Near Space Labs is a New York based, cutting-edge Earth imagery and geospatial data company on a mission to provide universal access to high-quality information about our rapidly changing planet.
With the largest zero-emissions balloon fleet in the stratosphere, they provide timely, wide-scale, and ultra high-resolution imagery to revolutionize the way businesses, communities, municipalities, and researchers gather data that can help solve some of the world’s biggest challenges, such as urbanization and climate change.
How Near Space Labs Works
Through an API, Near Space Labs gives immediate access to the most reliable and high-quality geospatial imagery available, spanning the entire continental US, across large metropolitan, suburban, and rural locations.
Every day, they fly their autonomous, zero-emission, high-altitude robots called Swiftys, capturing 400-1,000 sq km per flight. They automatically process and upload this imagery so it can be accessed as little as 48 hours after it was captured, empowering users to identify and track changes as they happen.
Near Space Labs launched their first commercial flights in Austin, Texas in 2019. Since then, they’ve achieved 10 cm imagery, launched an imagery grant program, and expanded their industry offerings with refresh rates every 90 days.
Updated imagery of this kind provides support to:
Conservation groups: Track change around deforestation, easement properties, crop yields, and wildlife management.
Insurance carriers: Identify and mitigate risk to prevent future losses, assess communities pre- and post-catastrophe, and accelerate and validate claims.
Real estate companies: Observe construction sites, gain competitive intelligence, optimize pricing, and secure deals.

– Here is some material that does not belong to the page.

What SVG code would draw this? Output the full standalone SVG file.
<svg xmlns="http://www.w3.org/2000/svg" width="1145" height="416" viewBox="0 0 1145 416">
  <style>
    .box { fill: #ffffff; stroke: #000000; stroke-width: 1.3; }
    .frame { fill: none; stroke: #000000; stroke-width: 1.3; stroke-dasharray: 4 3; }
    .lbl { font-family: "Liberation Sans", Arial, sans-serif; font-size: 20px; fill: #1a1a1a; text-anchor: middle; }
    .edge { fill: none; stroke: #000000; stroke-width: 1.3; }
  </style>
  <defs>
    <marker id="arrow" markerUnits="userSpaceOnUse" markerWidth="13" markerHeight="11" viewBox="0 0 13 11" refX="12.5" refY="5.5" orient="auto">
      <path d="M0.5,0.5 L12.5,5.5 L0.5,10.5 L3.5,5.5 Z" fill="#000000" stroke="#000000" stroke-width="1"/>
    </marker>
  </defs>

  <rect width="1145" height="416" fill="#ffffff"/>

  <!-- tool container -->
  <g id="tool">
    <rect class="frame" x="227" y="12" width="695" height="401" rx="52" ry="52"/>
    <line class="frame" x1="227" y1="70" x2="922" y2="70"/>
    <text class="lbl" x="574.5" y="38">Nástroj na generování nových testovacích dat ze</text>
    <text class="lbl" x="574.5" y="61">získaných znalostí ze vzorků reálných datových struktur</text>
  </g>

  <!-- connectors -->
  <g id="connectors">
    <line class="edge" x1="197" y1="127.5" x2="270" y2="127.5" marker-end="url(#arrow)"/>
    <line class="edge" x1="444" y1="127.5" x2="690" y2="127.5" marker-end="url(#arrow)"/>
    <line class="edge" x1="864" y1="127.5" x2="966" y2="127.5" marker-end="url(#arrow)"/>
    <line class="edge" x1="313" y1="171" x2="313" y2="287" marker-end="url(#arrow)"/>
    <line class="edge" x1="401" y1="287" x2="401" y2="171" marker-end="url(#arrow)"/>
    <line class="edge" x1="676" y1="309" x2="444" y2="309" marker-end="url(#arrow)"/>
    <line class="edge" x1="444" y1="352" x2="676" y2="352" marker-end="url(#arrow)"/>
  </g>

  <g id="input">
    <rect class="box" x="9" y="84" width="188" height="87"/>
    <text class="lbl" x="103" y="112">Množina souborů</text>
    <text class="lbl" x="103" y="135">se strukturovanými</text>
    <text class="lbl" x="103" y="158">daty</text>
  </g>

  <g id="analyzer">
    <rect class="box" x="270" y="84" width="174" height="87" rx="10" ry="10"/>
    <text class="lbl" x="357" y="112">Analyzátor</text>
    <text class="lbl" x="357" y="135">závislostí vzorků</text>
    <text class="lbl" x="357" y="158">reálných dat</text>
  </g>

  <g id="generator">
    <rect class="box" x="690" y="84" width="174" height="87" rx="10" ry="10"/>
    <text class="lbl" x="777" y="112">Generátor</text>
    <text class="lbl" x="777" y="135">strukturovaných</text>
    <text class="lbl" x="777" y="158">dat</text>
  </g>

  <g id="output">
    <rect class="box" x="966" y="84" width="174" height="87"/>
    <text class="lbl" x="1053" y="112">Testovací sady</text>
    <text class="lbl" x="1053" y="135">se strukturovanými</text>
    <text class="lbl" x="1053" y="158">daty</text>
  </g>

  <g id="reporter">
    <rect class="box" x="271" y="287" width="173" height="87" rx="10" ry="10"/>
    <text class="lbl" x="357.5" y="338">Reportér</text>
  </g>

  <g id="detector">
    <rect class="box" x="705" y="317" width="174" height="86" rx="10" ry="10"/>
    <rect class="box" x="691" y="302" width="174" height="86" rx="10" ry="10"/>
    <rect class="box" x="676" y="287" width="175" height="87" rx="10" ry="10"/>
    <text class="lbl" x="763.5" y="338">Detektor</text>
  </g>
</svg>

Government entities: Monitor critical infrastructure, improve city planning, and track major projects.
Machine Learning & AI
Mobility & Transportation
Remote Access & Site Monitoring
Near Space Labs enables companies to meet their environmental, social, and governance goals by carrying out operations with a zero-emission stratospheric balloon fleet, making them unequivocally better for the environment than obtaining imagery with airplanes, and satellites.